The past week has been really, really good, except that it has taken this long to get around to describing it. (My colleague Johannes is now back in the office so there goes one excuse for slack blogging - I guess I can still blame the Easter break for some of the dead time).
But, anyway, we've actually made one tangible piece of progress towards SDI-EA: last Thursday, 5th of April 2007, can be encribed in the chronicles as the day that any two UN agencies here in Nairobi were able to share geospatial data services. Yes, FAO/SWALIM got their production WFS on-line at http://www.faoswalim.org:8080/geoserver and so along with UNEP's existing service at http://dewa03.unep.org/geoserver we are now able to separately and jointly serve data about Somalia to our colleagues in UNHCR, OCHA and the NGO community. The mugshot at left captures the info-warriors at their moment of victory [L to R John Mugwe (UNEP), Stephen Waswa (FAO), Mick Wilson (UNEP) and Craig von Hagen (FAO)].
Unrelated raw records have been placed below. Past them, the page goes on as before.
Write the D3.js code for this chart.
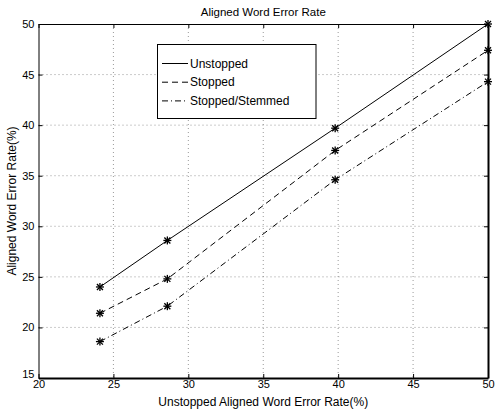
<!DOCTYPE html>
<html>
<head>
<meta charset="utf-8">
<script src="https://cdn.jsdelivr.net/npm/d3@7"></script>
<style>
  body { margin: 0; background: #fff; }
  svg { display: block; font-family: "Liberation Sans", Arial, sans-serif; }
</style>
</head>
<body>
<svg id="chart" width="495" height="412"></svg>
<script>
"use strict";

// data
var xValues = [24.1, 28.6, 39.8, 50];
var unstopped = [24.0, 28.6, 39.7, 50];
var stopped = [21.4, 24.8, 37.5, 47.4];
var stemmed = [18.6, 22.1, 34.6, 44.3];
var seriesNames = ["Unstopped", "Stopped", "Stopped/Stemmed"];
var xTicks = [20, 25, 30, 35, 40, 45, 50];
var yTicks = [15, 20, 25, 30, 35, 40, 45, 50];

var dashes = ["none", "6,4", "6,3,1,3"];

var svg = d3.select("#chart");
var plotL = 38.5, plotR = 488, plotT = 24, plotB = 378;

var x = d3.scaleLinear().domain([20, 50]).range([plotL, plotR]);
var y = d3.scaleLinear().domain([15, 50]).range([plotB, plotT]);

// grid
var grid = svg.append("g").attr("stroke", "#555").attr("stroke-width", 0.6)
  .attr("stroke-dasharray", "1,3");
xTicks.slice(1, -1).forEach(function(t) {
  grid.append("line").attr("x1", x(t)).attr("x2", x(t)).attr("y1", plotT).attr("y2", plotB);
});
yTicks.slice(1, -1).forEach(function(t) {
  grid.append("line").attr("x1", plotL).attr("x2", plotR).attr("y1", y(t)).attr("y2", y(t));
});

// axes (ticks inward, matlab style)
var xAxis = svg.append("g").attr("transform", "translate(0," + plotB + ")")
  .call(d3.axisBottom(x).tickValues(xTicks).tickSizeInner(-4).tickSizeOuter(0).tickPadding(2));
var xAxisTop = svg.append("g").attr("transform", "translate(0," + plotT + ")")
  .call(d3.axisTop(x).tickValues(xTicks).tickSizeInner(-4).tickSizeOuter(0).tickFormat(""));
var yAxis = svg.append("g").attr("transform", "translate(" + plotL + ",0)")
  .call(d3.axisLeft(y).tickValues(yTicks).tickSizeInner(-4).tickSizeOuter(0).tickPadding(4));
var yAxisRight = svg.append("g").attr("transform", "translate(" + plotR + ",0)")
  .call(d3.axisRight(y).tickValues(yTicks).tickSizeInner(-4).tickSizeOuter(0).tickFormat(""));

[xAxis, xAxisTop, yAxis, yAxisRight].forEach(function(a) {
  a.selectAll("text").attr("font-size", 11).attr("fill", "#000")
    .attr("font-family", "Liberation Sans, Arial, sans-serif");
  a.select(".domain").attr("stroke", "#000");
});
xAxis.select(".domain").attr("stroke-width", 2);
yAxisRight.select(".domain").attr("stroke-width", 2);
// matlab pushes the lowest y label up a bit
yAxis.selectAll(".tick").filter(function(d) { return d === 15; })
  .select("text").attr("dy", "-0.05em");

// lines
var line = d3.line().x(function(d) { return x(d[0]); }).y(function(d) { return y(d[1]); });
[unstopped, stopped, stemmed].forEach(function(vals, i) {
  var pts = xValues.map(function(v, j) { return [v, vals[j]]; });
  svg.append("path").datum(pts).attr("d", line).attr("fill", "none")
    .attr("stroke", "#000").attr("stroke-width", 1).attr("stroke-dasharray", dashes[i]);

  // asterisk markers
  pts.forEach(function(p) {
    var cx = x(p[0]), cy = y(p[1]), r = 4;
    var m = svg.append("g").attr("stroke", "#000").attr("stroke-width", 1.3);
    m.append("line").attr("x1", cx - r).attr("x2", cx + r).attr("y1", cy).attr("y2", cy);
    m.append("line").attr("x1", cx).attr("x2", cx).attr("y1", cy - r).attr("y2", cy + r);
    m.append("line").attr("x1", cx - r * 0.75).attr("x2", cx + r * 0.75).attr("y1", cy - r * 0.75).attr("y2", cy + r * 0.75);
    m.append("line").attr("x1", cx - r * 0.75).attr("x2", cx + r * 0.75).attr("y1", cy + r * 0.75).attr("y2", cy - r * 0.75);
  });
});

// legend
var lg = svg.append("g");
lg.append("rect").attr("x", 157.5).attr("y", 44.5).attr("width", 158.5).attr("height", 74)
  .attr("fill", "#fff").attr("stroke", "#000").attr("stroke-width", 1);
seriesNames.forEach(function(name, i) {
  var ly = 63.5 + i * 18.7;
  lg.append("line").attr("x1", 162).attr("x2", 188).attr("y1", ly).attr("y2", ly)
    .attr("stroke", "#000").attr("stroke-dasharray", dashes[i]);
  lg.append("text").attr("x", 190).attr("y", ly).attr("dy", "0.35em")
    .attr("font-size", 12).text(name);
});

// titles
svg.append("text").attr("x", (plotL + plotR) / 2).attr("y", 15.5).attr("text-anchor", "middle")
  .attr("font-size", 11.5).text("Aligned Word Error Rate");
svg.append("text").attr("x", (plotL + plotR) / 2).attr("y", 406).attr("text-anchor", "middle")
  .attr("font-size", 12).text("Unstopped Aligned Word Error Rate(%)");
svg.append("text").attr("transform", "translate(16," + ((plotT + plotB) / 2) + ") rotate(-90)")
  .attr("text-anchor", "middle").attr("font-size", 12).text("Aligned Word Error Rate(%)");
</script>
</body>
</html>
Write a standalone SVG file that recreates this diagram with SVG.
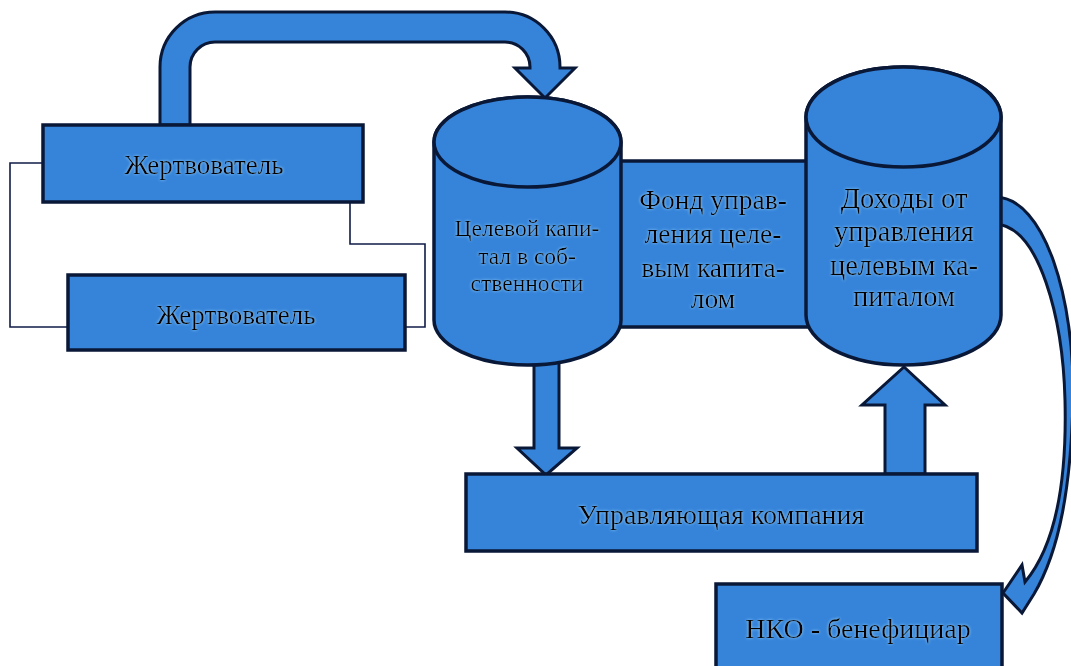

The downside reality, of course, is that the comms links here in Nairobi remain a majors constraint, and the chances of anyone being able to reliably use these WFS's are pretty slim but at least a principle has been established.
And there are glimmers of hope on the horizon - this week's announcement of US$ 150 million support to kenya for broadband rollout has to help (sometime), plus the notion that the UN will real soon now be linked to the local ISPs exchange point, so at least internet traffic between UNEP and FAO won't have to go to Italy and back!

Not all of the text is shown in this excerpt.